● Task description
The material below has pictures in it. Set down only the lines from the line containing "Emit a component" through the line containing "150000, 180000, 190000];", word for word, and leave the pictures behind.

BEGIN Exercise material

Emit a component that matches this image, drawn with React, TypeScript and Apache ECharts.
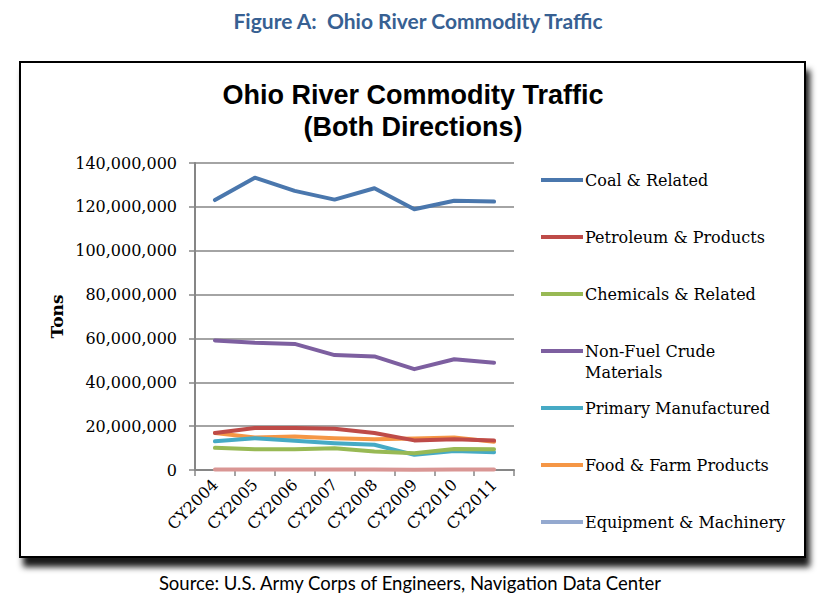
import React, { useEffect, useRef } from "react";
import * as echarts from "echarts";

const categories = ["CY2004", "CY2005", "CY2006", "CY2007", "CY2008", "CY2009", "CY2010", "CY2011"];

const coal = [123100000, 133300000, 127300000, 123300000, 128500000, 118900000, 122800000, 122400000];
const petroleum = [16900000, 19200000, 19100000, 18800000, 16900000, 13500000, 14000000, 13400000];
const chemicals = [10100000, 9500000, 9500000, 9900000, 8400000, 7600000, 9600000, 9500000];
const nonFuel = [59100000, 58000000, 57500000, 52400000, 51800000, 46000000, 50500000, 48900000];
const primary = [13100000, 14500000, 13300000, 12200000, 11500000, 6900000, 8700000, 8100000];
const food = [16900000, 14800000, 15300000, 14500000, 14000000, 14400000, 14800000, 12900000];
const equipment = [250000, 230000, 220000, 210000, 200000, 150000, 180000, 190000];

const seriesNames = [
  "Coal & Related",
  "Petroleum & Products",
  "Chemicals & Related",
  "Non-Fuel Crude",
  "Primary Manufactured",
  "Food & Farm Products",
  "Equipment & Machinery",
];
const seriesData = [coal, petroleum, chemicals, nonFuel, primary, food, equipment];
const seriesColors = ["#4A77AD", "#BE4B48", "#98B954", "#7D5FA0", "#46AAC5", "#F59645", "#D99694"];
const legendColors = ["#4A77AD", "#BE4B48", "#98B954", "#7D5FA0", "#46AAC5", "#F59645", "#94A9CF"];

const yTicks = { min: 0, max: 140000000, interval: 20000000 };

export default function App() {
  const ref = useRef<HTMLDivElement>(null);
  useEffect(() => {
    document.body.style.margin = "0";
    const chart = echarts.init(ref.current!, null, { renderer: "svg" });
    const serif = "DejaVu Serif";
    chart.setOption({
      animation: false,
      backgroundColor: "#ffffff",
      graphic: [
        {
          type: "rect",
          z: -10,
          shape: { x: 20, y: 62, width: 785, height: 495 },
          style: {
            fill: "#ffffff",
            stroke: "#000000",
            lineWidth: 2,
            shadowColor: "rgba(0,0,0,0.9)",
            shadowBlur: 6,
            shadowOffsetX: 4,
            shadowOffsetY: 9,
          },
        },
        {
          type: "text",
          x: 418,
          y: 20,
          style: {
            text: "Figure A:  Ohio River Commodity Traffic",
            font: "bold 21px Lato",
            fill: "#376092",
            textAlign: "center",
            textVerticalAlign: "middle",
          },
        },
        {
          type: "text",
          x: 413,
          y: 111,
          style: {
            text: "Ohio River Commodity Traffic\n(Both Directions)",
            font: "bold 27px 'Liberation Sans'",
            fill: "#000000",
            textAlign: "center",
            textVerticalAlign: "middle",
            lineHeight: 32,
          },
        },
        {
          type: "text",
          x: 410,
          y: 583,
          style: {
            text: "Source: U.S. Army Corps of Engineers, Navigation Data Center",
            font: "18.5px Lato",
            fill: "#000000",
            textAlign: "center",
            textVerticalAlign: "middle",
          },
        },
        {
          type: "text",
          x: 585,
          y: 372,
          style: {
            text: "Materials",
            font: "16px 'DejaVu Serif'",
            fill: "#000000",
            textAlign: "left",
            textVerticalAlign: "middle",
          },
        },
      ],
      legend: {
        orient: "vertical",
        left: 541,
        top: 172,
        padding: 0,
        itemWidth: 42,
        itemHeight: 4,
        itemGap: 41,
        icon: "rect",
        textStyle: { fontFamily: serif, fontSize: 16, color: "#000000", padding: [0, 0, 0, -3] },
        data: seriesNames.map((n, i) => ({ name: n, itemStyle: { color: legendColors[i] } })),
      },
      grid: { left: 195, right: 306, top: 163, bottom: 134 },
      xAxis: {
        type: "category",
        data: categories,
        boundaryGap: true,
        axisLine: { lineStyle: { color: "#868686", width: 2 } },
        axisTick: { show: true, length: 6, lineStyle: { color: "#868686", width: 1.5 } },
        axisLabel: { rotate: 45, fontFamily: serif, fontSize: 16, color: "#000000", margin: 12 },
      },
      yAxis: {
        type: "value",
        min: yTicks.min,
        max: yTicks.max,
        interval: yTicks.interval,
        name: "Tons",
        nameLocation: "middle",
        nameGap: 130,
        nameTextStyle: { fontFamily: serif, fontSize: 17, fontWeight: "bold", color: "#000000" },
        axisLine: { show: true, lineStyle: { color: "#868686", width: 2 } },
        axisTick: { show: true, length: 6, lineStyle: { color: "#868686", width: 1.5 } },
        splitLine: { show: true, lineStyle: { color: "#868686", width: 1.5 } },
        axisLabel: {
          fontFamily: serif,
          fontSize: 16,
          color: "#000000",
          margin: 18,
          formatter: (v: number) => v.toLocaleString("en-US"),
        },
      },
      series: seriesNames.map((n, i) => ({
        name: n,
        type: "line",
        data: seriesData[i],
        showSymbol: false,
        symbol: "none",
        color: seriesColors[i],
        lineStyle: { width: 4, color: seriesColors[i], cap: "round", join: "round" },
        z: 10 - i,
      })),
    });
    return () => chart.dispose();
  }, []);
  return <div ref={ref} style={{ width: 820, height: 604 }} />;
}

END Exercise material
BEGIN Exercise material

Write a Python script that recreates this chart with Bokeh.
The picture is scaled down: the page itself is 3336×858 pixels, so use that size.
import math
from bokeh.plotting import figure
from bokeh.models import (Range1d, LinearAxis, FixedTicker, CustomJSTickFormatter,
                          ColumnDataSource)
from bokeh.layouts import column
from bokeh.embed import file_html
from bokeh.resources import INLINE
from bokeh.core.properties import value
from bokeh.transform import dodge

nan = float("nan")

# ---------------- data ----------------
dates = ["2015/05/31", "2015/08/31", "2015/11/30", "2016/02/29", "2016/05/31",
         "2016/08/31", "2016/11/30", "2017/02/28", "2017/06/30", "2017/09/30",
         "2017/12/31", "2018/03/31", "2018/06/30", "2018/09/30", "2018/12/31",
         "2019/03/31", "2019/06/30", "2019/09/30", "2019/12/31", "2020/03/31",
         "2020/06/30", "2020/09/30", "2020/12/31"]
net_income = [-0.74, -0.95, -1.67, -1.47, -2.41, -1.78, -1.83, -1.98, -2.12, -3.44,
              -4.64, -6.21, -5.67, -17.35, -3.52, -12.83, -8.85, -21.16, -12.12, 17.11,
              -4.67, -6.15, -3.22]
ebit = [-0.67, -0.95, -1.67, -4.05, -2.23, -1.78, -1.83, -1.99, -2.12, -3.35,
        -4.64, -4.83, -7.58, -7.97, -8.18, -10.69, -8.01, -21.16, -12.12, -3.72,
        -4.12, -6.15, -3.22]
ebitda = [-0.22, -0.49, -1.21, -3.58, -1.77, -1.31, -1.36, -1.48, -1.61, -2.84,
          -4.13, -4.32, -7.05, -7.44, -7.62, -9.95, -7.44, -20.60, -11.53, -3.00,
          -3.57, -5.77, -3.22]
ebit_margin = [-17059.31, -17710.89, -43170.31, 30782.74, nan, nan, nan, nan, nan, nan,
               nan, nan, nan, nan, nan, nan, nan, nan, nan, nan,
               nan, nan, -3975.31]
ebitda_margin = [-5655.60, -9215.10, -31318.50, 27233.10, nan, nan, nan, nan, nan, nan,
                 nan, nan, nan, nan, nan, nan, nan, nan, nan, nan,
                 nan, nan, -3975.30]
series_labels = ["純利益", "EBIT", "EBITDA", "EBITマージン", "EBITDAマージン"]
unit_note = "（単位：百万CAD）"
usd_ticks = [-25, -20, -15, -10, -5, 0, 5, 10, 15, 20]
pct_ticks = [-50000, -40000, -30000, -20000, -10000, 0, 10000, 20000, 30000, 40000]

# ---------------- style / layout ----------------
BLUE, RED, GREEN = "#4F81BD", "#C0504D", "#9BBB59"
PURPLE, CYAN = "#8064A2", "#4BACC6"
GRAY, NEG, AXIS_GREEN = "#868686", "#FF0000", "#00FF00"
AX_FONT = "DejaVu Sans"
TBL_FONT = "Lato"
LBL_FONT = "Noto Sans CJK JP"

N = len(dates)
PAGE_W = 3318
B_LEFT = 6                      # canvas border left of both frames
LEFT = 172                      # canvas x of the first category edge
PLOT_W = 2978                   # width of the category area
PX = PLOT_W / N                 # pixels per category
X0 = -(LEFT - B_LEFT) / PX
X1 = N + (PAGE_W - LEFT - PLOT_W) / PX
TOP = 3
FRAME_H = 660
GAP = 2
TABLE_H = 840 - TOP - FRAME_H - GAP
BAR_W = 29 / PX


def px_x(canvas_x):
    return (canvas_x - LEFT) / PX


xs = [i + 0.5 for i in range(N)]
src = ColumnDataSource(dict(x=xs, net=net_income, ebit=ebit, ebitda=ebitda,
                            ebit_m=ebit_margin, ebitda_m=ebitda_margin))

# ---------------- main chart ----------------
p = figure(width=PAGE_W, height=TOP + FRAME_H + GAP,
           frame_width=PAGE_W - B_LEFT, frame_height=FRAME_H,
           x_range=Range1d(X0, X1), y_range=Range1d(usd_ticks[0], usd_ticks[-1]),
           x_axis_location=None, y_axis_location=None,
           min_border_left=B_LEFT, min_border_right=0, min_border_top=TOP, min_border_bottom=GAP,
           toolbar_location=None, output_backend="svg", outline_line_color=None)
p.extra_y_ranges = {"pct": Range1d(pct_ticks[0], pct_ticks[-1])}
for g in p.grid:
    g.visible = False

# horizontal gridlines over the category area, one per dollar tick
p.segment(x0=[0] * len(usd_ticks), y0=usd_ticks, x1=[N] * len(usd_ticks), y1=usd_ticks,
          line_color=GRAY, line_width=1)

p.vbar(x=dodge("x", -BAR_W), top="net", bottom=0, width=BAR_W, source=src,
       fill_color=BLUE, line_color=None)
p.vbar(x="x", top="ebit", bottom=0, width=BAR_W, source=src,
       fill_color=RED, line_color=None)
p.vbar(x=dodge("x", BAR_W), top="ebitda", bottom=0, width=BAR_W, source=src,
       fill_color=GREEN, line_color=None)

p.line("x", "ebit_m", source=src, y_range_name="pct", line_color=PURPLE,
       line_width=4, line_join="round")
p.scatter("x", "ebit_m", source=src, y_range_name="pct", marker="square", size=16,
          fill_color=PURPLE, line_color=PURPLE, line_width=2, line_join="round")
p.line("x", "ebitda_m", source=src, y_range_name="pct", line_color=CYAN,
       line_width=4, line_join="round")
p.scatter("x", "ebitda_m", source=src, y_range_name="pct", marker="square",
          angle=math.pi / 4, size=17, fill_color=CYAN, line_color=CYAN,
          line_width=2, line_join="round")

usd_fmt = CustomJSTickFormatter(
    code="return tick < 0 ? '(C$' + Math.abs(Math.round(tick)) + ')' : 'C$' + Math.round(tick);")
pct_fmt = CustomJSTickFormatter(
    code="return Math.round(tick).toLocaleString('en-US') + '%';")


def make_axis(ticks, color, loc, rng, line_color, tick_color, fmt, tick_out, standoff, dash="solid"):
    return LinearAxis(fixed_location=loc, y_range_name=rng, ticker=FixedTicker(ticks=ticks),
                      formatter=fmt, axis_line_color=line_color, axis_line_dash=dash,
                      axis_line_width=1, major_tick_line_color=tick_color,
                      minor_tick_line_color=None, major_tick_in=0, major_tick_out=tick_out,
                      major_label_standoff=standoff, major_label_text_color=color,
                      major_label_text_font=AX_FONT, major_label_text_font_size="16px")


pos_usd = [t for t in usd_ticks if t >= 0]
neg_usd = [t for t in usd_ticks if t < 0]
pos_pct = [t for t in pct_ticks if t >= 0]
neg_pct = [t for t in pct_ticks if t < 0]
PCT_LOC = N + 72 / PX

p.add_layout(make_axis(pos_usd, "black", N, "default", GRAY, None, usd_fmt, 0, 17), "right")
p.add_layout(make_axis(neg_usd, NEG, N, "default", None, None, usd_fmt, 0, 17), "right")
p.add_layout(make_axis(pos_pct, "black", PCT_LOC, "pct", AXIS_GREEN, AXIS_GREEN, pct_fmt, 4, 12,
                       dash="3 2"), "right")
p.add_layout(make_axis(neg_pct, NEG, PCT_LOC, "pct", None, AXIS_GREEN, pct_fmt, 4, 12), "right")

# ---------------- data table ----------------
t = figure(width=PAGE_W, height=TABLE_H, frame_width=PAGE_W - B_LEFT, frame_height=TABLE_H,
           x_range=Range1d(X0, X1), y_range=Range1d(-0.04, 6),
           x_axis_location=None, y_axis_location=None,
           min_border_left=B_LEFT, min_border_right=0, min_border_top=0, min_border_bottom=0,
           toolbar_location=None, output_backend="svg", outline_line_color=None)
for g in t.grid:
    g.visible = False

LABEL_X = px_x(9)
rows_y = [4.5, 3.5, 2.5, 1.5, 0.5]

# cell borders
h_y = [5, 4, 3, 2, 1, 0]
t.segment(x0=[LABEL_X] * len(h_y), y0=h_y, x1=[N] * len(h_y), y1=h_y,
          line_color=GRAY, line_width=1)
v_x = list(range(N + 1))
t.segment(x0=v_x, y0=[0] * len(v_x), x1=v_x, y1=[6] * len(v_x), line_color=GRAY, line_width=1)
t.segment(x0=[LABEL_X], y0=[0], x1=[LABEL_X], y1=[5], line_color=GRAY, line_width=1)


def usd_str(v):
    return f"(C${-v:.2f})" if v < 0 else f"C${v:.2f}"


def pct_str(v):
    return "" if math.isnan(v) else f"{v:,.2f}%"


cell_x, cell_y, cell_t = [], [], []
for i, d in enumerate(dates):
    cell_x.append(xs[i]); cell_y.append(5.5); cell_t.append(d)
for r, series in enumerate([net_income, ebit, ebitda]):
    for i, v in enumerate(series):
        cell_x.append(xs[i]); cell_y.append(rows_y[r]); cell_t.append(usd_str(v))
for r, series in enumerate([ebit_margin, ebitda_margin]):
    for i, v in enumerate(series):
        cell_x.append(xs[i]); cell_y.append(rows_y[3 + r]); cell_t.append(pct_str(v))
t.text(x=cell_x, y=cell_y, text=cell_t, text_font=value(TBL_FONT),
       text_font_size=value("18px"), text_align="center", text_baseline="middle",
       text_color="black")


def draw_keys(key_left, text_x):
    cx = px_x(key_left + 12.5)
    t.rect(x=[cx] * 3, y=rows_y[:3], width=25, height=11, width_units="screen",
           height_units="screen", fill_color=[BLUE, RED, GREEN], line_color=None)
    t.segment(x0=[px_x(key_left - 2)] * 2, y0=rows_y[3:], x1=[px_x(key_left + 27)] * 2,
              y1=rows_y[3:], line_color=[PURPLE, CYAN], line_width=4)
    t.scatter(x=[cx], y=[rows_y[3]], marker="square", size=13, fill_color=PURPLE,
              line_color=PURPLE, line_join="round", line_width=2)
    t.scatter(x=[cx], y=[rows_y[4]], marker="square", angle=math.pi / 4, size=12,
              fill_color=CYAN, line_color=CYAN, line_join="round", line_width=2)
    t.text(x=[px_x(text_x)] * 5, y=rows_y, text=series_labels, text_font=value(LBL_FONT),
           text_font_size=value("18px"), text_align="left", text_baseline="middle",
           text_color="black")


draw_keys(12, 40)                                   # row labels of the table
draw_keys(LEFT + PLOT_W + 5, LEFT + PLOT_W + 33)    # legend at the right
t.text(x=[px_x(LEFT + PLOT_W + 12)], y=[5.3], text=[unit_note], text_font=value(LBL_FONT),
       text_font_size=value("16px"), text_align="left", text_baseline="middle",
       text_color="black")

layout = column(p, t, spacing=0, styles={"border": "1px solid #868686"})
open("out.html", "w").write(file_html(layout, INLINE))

END Exercise material

● Output for this exercise
Emit a component that matches this image, drawn with React, TypeScript and Apache ECharts.
import React, { useEffect, useRef } from "react";
import * as echarts from "echarts";

const categories = ["CY2004", "CY2005", "CY2006", "CY2007", "CY2008", "CY2009", "CY2010", "CY2011"];

const coal = [123100000, 133300000, 127300000, 123300000, 128500000, 118900000, 122800000, 122400000];
const petroleum = [16900000, 19200000, 19100000, 18800000, 16900000, 13500000, 14000000, 13400000];
const chemicals = [10100000, 9500000, 9500000, 9900000, 8400000, 7600000, 9600000, 9500000];
const nonFuel = [59100000, 58000000, 57500000, 52400000, 51800000, 46000000, 50500000, 48900000];
const primary = [13100000, 14500000, 13300000, 12200000, 11500000, 6900000, 8700000, 8100000];
const food = [16900000, 14800000, 15300000, 14500000, 14000000, 14400000, 14800000, 12900000];
const equipment = [250000, 230000, 220000, 210000, 200000, 150000, 180000, 190000];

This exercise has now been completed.